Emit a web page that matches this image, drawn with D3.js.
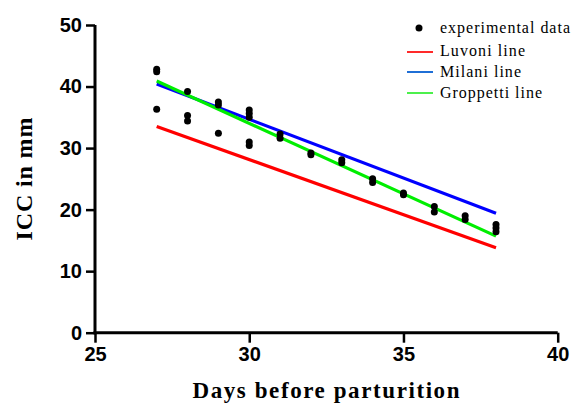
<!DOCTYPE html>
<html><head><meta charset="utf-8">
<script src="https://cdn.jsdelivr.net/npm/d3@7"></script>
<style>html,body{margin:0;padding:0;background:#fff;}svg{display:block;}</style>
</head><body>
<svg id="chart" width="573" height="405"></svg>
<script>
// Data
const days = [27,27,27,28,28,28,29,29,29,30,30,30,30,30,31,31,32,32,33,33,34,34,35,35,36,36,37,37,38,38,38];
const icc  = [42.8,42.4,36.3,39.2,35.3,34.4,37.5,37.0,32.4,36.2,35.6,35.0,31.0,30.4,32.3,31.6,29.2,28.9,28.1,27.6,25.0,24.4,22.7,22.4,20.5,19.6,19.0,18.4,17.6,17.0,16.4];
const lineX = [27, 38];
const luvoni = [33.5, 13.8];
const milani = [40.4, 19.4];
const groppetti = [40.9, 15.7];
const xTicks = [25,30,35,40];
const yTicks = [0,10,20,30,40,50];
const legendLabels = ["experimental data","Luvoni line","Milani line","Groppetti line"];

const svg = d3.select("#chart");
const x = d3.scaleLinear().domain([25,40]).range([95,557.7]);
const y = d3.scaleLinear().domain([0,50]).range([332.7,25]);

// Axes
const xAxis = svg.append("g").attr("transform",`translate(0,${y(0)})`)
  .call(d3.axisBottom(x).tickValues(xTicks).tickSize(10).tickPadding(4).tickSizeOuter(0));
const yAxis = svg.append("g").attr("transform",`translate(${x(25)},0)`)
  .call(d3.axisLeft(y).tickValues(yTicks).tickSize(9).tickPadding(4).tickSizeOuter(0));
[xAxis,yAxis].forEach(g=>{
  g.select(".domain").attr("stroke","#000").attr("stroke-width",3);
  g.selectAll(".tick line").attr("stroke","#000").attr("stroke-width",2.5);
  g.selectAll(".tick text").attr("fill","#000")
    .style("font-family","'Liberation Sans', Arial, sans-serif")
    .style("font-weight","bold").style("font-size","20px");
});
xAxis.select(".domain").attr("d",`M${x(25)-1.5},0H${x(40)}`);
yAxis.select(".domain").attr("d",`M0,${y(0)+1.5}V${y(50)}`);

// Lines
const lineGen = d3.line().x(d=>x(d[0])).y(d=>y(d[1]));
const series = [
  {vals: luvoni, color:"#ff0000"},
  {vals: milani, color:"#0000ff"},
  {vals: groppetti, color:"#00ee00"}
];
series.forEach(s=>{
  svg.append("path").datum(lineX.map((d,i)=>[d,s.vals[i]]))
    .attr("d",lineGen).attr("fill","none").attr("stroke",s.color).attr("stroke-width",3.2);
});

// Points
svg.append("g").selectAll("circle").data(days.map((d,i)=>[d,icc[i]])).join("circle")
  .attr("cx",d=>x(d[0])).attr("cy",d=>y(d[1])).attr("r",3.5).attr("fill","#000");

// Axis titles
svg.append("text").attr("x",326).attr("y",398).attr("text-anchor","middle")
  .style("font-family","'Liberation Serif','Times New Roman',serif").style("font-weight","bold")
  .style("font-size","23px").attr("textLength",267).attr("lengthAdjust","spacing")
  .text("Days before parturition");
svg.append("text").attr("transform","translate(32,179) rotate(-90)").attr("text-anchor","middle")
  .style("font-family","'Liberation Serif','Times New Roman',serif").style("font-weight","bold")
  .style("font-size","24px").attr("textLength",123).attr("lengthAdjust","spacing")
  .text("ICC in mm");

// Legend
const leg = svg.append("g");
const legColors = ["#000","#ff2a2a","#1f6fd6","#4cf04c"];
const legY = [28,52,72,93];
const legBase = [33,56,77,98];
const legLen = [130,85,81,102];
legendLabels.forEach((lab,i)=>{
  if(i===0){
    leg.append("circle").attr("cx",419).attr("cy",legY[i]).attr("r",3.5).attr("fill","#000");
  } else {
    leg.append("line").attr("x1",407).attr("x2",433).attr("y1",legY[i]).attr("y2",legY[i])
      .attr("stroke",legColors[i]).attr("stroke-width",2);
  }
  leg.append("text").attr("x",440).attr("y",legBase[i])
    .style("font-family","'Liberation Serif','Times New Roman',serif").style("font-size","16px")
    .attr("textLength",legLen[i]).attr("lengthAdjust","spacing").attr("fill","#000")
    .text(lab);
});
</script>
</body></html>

# # # #

» REQUIREMENT
Transcribe the whole listing exactly. Pictures stay out of your copy.

» EXERCISE ANSWER
Emit a web page that matches this image, drawn with D3.js.
<!DOCTYPE html>
<html><head><meta charset="utf-8">
<script src="https://cdn.jsdelivr.net/npm/d3@7"></script>
<style>html,body{margin:0;padding:0;background:#fff;}svg{display:block;}</style>
</head><body>
<svg id="chart" width="573" height="405"></svg>
<script>
// Data
const days = [27,27,27,28,28,28,29,29,29,30,30,30,30,30,31,31,32,32,33,33,34,34,35,35,36,36,37,37,38,38,38];
const icc  = [42.8,42.4,36.3,39.2,35.3,34.4,37.5,37.0,32.4,36.2,35.6,35.0,31.0,30.4,32.3,31.6,29.2,28.9,28.1,27.6,25.0,24.4,22.7,22.4,20.5,19.6,19.0,18.4,17.6,17.0,16.4];
const lineX = [27, 38];
const luvoni = [33.5, 13.8];
const milani = [40.4, 19.4];
const groppetti = [40.9, 15.7];
const xTicks = [25,30,35,40];
const yTicks = [0,10,20,30,40,50];
const legendLabels = ["experimental data","Luvoni line","Milani line","Groppetti line"];

const svg = d3.select("#chart");
const x = d3.scaleLinear().domain([25,40]).range([95,557.7]);
const y = d3.scaleLinear().domain([0,50]).range([332.7,25]);

// Axes
const xAxis = svg.append("g").attr("transform",`translate(0,${y(0)})`)
  .call(d3.axisBottom(x).tickValues(xTicks).tickSize(10).tickPadding(4).tickSizeOuter(0));
const yAxis = svg.append("g").attr("transform",`translate(${x(25)},0)`)
  .call(d3.axisLeft(y).tickValues(yTicks).tickSize(9).tickPadding(4).tickSizeOuter(0));
[xAxis,yAxis].forEach(g=>{
  g.select(".domain").attr("stroke","#000").attr("stroke-width",3);
  g.selectAll(".tick line").attr("stroke","#000").attr("stroke-width",2.5);
  g.selectAll(".tick text").attr("fill","#000")
    .style("font-family","'Liberation Sans', Arial, sans-serif")
    .style("font-weight","bold").style("font-size","20px");
});
xAxis.select(".domain").attr("d",`M${x(25)-1.5},0H${x(40)}`);
yAxis.select(".domain").attr("d",`M0,${y(0)+1.5}V${y(50)}`);

// Lines
const lineGen = d3.line().x(d=>x(d[0])).y(d=>y(d[1]));
const series = [
  {vals: luvoni, color:"#ff0000"},
  {vals: milani, color:"#0000ff"},
  {vals: groppetti, color:"#00ee00"}
];
series.forEach(s=>{
  svg.append("path").datum(lineX.map((d,i)=>[d,s.vals[i]]))
    .attr("d",lineGen).attr("fill","none").attr("stroke",s.color).attr("stroke-width",3.2);
});

// Points
svg.append("g").selectAll("circle").data(days.map((d,i)=>[d,icc[i]])).join("circle")
  .attr("cx",d=>x(d[0])).attr("cy",d=>y(d[1])).attr("r",3.5).attr("fill","#000");

// Axis titles
svg.append("text").attr("x",326).attr("y",398).attr("text-anchor","middle")
  .style("font-family","'Liberation Serif','Times New Roman',serif").style("font-weight","bold")
  .style("font-size","23px").attr("textLength",267).attr("lengthAdjust","spacing")
  .text("Days before parturition");
svg.append("text").attr("transform","translate(32,179) rotate(-90)").attr("text-anchor","middle")
  .style("font-family","'Liberation Serif','Times New Roman',serif").style("font-weight","bold")
  .style("font-size","24px").attr("textLength",123).attr("lengthAdjust","spacing")
  .text("ICC in mm");

// Legend
const leg = svg.append("g");
const legColors = ["#000","#ff2a2a","#1f6fd6","#4cf04c"];
const legY = [28,52,72,93];
const legBase = [33,56,77,98];
const legLen = [130,85,81,102];
legendLabels.forEach((lab,i)=>{
  if(i===0){
    leg.append("circle").attr("cx",419).attr("cy",legY[i]).attr("r",3.5).attr("fill","#000");
  } else {
    leg.append("line").attr("x1",407).attr("x2",433).attr("y1",legY[i]).attr("y2",legY[i])
      .attr("stroke",legColors[i]).attr("stroke-width",2);
  }
  leg.append("text").attr("x",440).attr("y",legBase[i])
    .style("font-family","'Liberation Serif','Times New Roman',serif").style("font-size","16px")
    .attr("textLength",legLen[i]).attr("lengthAdjust","spacing").attr("fill","#000")
    .text(lab);
});
</script>
</body></html>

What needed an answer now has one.